Information provided
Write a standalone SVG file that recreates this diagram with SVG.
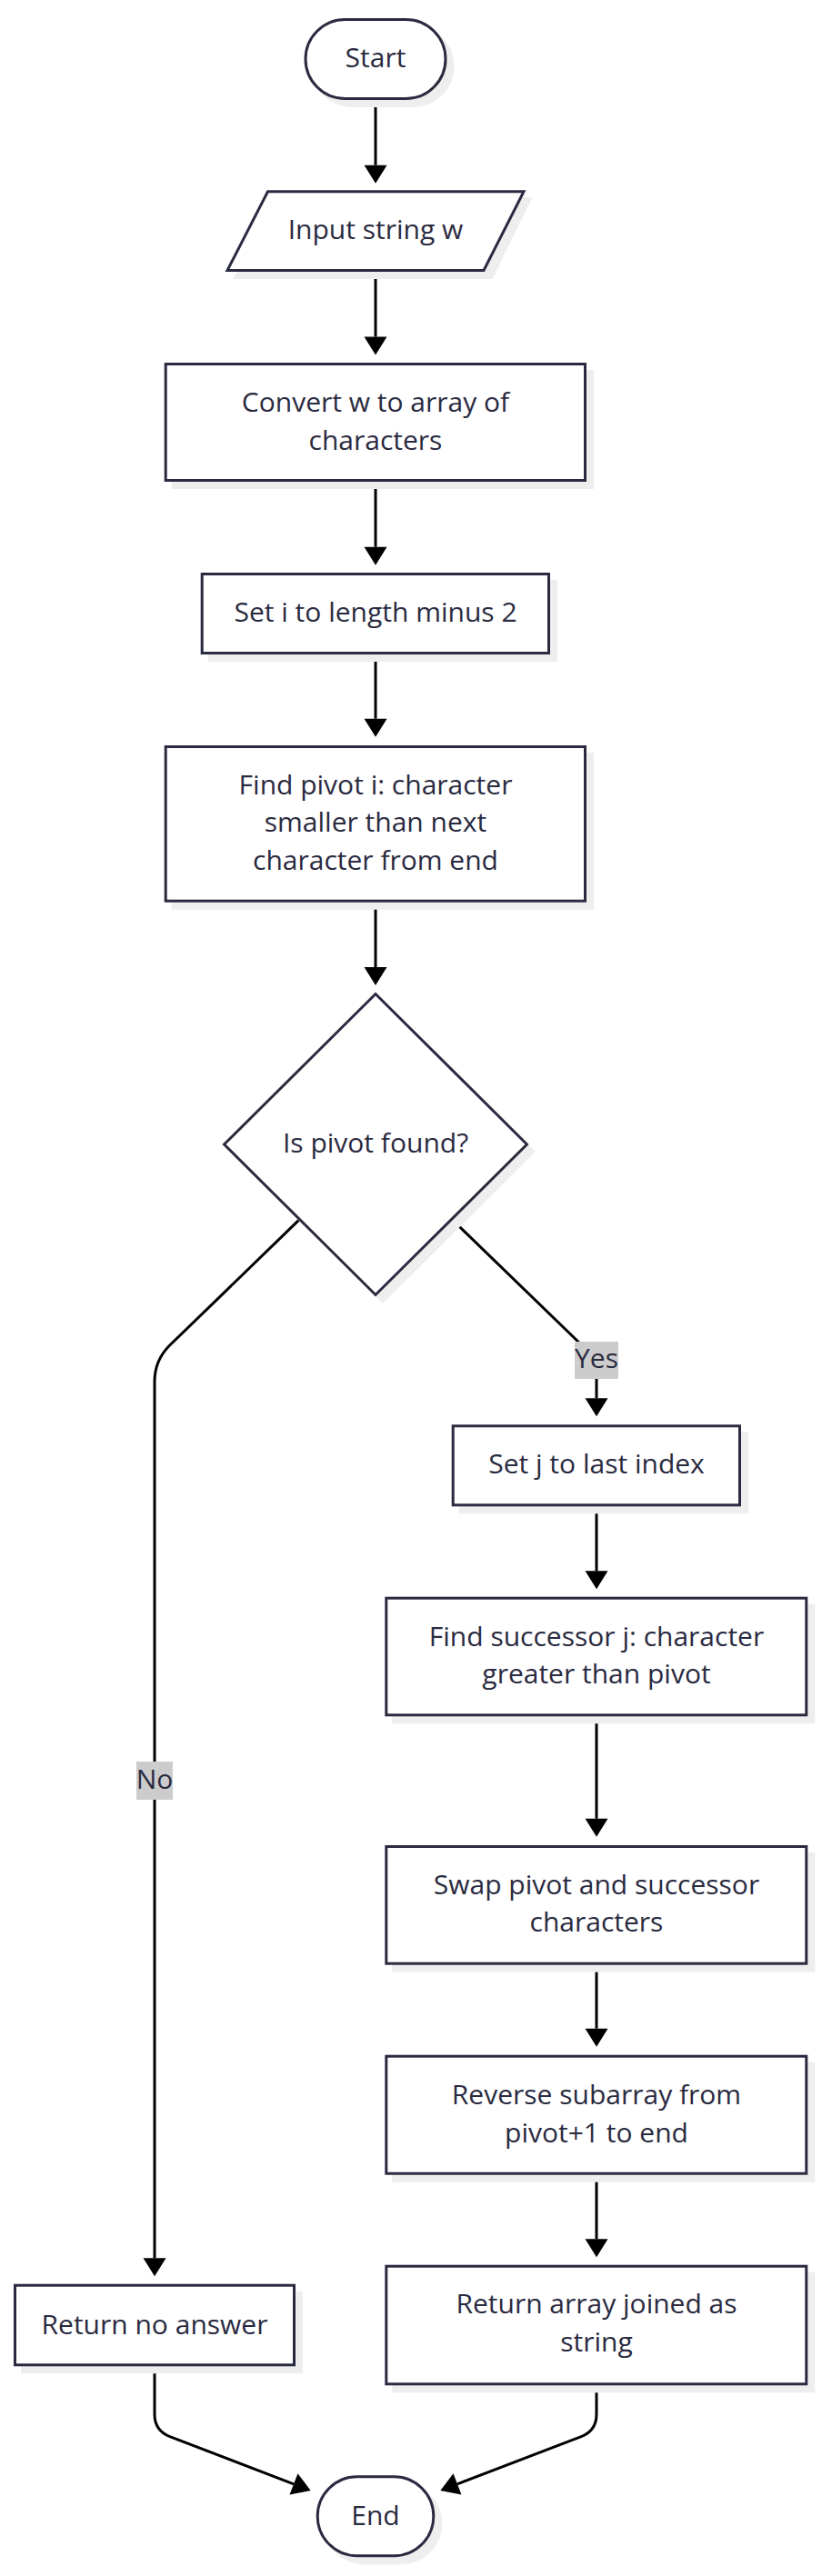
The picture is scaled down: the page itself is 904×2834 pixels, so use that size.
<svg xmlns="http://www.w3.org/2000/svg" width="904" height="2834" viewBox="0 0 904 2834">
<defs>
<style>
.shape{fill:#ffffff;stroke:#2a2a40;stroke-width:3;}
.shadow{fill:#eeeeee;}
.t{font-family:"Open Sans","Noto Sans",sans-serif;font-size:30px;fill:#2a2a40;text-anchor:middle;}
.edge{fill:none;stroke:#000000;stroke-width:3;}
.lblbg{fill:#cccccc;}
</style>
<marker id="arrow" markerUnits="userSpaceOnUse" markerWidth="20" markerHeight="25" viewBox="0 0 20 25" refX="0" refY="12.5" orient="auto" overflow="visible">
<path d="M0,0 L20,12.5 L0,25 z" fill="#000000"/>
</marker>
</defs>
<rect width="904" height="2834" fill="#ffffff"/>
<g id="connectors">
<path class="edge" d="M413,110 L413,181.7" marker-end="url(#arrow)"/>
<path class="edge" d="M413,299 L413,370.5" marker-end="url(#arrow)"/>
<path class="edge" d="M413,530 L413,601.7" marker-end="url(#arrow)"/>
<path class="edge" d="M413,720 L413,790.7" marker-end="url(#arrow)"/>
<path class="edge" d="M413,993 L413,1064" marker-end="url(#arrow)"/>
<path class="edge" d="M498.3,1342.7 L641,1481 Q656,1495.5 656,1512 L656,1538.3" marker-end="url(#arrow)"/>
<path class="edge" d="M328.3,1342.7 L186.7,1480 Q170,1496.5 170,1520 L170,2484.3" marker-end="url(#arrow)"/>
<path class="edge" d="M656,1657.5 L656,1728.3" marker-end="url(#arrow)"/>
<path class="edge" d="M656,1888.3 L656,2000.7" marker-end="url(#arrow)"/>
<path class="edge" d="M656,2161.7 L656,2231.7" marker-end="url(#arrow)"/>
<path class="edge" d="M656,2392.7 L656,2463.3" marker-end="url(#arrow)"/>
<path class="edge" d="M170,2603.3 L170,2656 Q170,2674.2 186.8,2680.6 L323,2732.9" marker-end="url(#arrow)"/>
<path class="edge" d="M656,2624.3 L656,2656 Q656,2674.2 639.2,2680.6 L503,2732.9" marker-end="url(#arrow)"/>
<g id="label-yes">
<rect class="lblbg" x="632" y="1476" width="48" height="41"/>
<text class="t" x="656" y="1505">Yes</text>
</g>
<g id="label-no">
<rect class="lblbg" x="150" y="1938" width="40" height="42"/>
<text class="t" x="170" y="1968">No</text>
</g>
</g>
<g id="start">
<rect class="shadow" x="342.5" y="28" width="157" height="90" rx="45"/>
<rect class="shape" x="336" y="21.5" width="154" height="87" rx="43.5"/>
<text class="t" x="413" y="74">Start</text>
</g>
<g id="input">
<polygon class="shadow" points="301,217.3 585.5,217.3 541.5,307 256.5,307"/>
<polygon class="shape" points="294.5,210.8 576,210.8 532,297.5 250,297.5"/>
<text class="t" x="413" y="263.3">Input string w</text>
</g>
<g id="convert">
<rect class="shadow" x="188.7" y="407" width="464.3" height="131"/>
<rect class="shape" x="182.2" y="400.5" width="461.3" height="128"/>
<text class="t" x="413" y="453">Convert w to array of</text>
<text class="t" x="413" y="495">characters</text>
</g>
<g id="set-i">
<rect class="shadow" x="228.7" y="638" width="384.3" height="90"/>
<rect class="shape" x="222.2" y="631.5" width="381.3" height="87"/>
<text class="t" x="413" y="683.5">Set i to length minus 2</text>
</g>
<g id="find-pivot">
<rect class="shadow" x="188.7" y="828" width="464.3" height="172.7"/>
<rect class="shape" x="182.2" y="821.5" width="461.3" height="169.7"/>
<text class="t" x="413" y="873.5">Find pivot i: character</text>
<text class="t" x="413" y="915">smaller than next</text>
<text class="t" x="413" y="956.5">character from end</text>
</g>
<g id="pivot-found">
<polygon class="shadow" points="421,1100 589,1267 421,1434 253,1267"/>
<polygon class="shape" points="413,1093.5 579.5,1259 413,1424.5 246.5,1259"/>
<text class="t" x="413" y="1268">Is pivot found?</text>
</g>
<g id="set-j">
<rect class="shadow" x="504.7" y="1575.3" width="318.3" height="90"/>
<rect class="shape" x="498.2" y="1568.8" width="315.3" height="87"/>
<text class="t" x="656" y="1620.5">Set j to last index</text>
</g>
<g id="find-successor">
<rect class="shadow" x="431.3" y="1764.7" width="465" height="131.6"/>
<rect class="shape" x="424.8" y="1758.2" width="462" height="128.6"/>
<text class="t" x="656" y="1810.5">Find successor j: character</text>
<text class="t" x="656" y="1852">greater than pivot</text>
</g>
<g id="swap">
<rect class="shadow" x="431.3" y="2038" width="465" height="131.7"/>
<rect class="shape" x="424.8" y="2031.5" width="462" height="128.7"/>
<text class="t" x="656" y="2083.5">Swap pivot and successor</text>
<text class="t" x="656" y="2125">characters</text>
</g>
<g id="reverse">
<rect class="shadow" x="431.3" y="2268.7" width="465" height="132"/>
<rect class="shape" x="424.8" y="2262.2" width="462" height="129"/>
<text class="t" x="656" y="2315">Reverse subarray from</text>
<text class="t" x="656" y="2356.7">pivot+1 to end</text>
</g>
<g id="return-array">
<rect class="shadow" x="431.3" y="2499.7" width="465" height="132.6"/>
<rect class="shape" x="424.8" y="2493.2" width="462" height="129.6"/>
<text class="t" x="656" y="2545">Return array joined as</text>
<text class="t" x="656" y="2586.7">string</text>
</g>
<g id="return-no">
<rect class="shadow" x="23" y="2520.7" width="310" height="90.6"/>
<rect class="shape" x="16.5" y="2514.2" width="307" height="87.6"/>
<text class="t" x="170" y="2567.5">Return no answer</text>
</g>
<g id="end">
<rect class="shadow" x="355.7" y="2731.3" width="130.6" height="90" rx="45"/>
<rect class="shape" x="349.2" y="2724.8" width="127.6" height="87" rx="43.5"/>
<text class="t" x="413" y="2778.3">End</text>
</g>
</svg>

Exercise
Repeat the listing in full and exactly. Leave any pictures out.

Written response
Write a standalone SVG file that recreates this diagram with SVG.
The picture is scaled down: the page itself is 904×2834 pixels, so use that size.
<svg xmlns="http://www.w3.org/2000/svg" width="904" height="2834" viewBox="0 0 904 2834">
<defs>
<style>
.shape{fill:#ffffff;stroke:#2a2a40;stroke-width:3;}
.shadow{fill:#eeeeee;}
.t{font-family:"Open Sans","Noto Sans",sans-serif;font-size:30px;fill:#2a2a40;text-anchor:middle;}
.edge{fill:none;stroke:#000000;stroke-width:3;}
.lblbg{fill:#cccccc;}
</style>
<marker id="arrow" markerUnits="userSpaceOnUse" markerWidth="20" markerHeight="25" viewBox="0 0 20 25" refX="0" refY="12.5" orient="auto" overflow="visible">
<path d="M0,0 L20,12.5 L0,25 z" fill="#000000"/>
</marker>
</defs>
<rect width="904" height="2834" fill="#ffffff"/>
<g id="connectors">
<path class="edge" d="M413,110 L413,181.7" marker-end="url(#arrow)"/>
<path class="edge" d="M413,299 L413,370.5" marker-end="url(#arrow)"/>
<path class="edge" d="M413,530 L413,601.7" marker-end="url(#arrow)"/>
<path class="edge" d="M413,720 L413,790.7" marker-end="url(#arrow)"/>
<path class="edge" d="M413,993 L413,1064" marker-end="url(#arrow)"/>
<path class="edge" d="M498.3,1342.7 L641,1481 Q656,1495.5 656,1512 L656,1538.3" marker-end="url(#arrow)"/>
<path class="edge" d="M328.3,1342.7 L186.7,1480 Q170,1496.5 170,1520 L170,2484.3" marker-end="url(#arrow)"/>
<path class="edge" d="M656,1657.5 L656,1728.3" marker-end="url(#arrow)"/>
<path class="edge" d="M656,1888.3 L656,2000.7" marker-end="url(#arrow)"/>
<path class="edge" d="M656,2161.7 L656,2231.7" marker-end="url(#arrow)"/>
<path class="edge" d="M656,2392.7 L656,2463.3" marker-end="url(#arrow)"/>
<path class="edge" d="M170,2603.3 L170,2656 Q170,2674.2 186.8,2680.6 L323,2732.9" marker-end="url(#arrow)"/>
<path class="edge" d="M656,2624.3 L656,2656 Q656,2674.2 639.2,2680.6 L503,2732.9" marker-end="url(#arrow)"/>
<g id="label-yes">
<rect class="lblbg" x="632" y="1476" width="48" height="41"/>
<text class="t" x="656" y="1505">Yes</text>
</g>
<g id="label-no">
<rect class="lblbg" x="150" y="1938" width="40" height="42"/>
<text class="t" x="170" y="1968">No</text>
</g>
</g>
<g id="start">
<rect class="shadow" x="342.5" y="28" width="157" height="90" rx="45"/>
<rect class="shape" x="336" y="21.5" width="154" height="87" rx="43.5"/>
<text class="t" x="413" y="74">Start</text>
</g>
<g id="input">
<polygon class="shadow" points="301,217.3 585.5,217.3 541.5,307 256.5,307"/>
<polygon class="shape" points="294.5,210.8 576,210.8 532,297.5 250,297.5"/>
<text class="t" x="413" y="263.3">Input string w</text>
</g>
<g id="convert">
<rect class="shadow" x="188.7" y="407" width="464.3" height="131"/>
<rect class="shape" x="182.2" y="400.5" width="461.3" height="128"/>
<text class="t" x="413" y="453">Convert w to array of</text>
<text class="t" x="413" y="495">characters</text>
</g>
<g id="set-i">
<rect class="shadow" x="228.7" y="638" width="384.3" height="90"/>
<rect class="shape" x="222.2" y="631.5" width="381.3" height="87"/>
<text class="t" x="413" y="683.5">Set i to length minus 2</text>
</g>
<g id="find-pivot">
<rect class="shadow" x="188.7" y="828" width="464.3" height="172.7"/>
<rect class="shape" x="182.2" y="821.5" width="461.3" height="169.7"/>
<text class="t" x="413" y="873.5">Find pivot i: character</text>
<text class="t" x="413" y="915">smaller than next</text>
<text class="t" x="413" y="956.5">character from end</text>
</g>
<g id="pivot-found">
<polygon class="shadow" points="421,1100 589,1267 421,1434 253,1267"/>
<polygon class="shape" points="413,1093.5 579.5,1259 413,1424.5 246.5,1259"/>
<text class="t" x="413" y="1268">Is pivot found?</text>
</g>
<g id="set-j">
<rect class="shadow" x="504.7" y="1575.3" width="318.3" height="90"/>
<rect class="shape" x="498.2" y="1568.8" width="315.3" height="87"/>
<text class="t" x="656" y="1620.5">Set j to last index</text>
</g>
<g id="find-successor">
<rect class="shadow" x="431.3" y="1764.7" width="465" height="131.6"/>
<rect class="shape" x="424.8" y="1758.2" width="462" height="128.6"/>
<text class="t" x="656" y="1810.5">Find successor j: character</text>
<text class="t" x="656" y="1852">greater than pivot</text>
</g>
<g id="swap">
<rect class="shadow" x="431.3" y="2038" width="465" height="131.7"/>
<rect class="shape" x="424.8" y="2031.5" width="462" height="128.7"/>
<text class="t" x="656" y="2083.5">Swap pivot and successor</text>
<text class="t" x="656" y="2125">characters</text>
</g>
<g id="reverse">
<rect class="shadow" x="431.3" y="2268.7" width="465" height="132"/>
<rect class="shape" x="424.8" y="2262.2" width="462" height="129"/>
<text class="t" x="656" y="2315">Reverse subarray from</text>
<text class="t" x="656" y="2356.7">pivot+1 to end</text>
</g>
<g id="return-array">
<rect class="shadow" x="431.3" y="2499.7" width="465" height="132.6"/>
<rect class="shape" x="424.8" y="2493.2" width="462" height="129.6"/>
<text class="t" x="656" y="2545">Return array joined as</text>
<text class="t" x="656" y="2586.7">string</text>
</g>
<g id="return-no">
<rect class="shadow" x="23" y="2520.7" width="310" height="90.6"/>
<rect class="shape" x="16.5" y="2514.2" width="307" height="87.6"/>
<text class="t" x="170" y="2567.5">Return no answer</text>
</g>
<g id="end">
<rect class="shadow" x="355.7" y="2731.3" width="130.6" height="90" rx="45"/>
<rect class="shape" x="349.2" y="2724.8" width="127.6" height="87" rx="43.5"/>
<text class="t" x="413" y="2778.3">End</text>
</g>
</svg>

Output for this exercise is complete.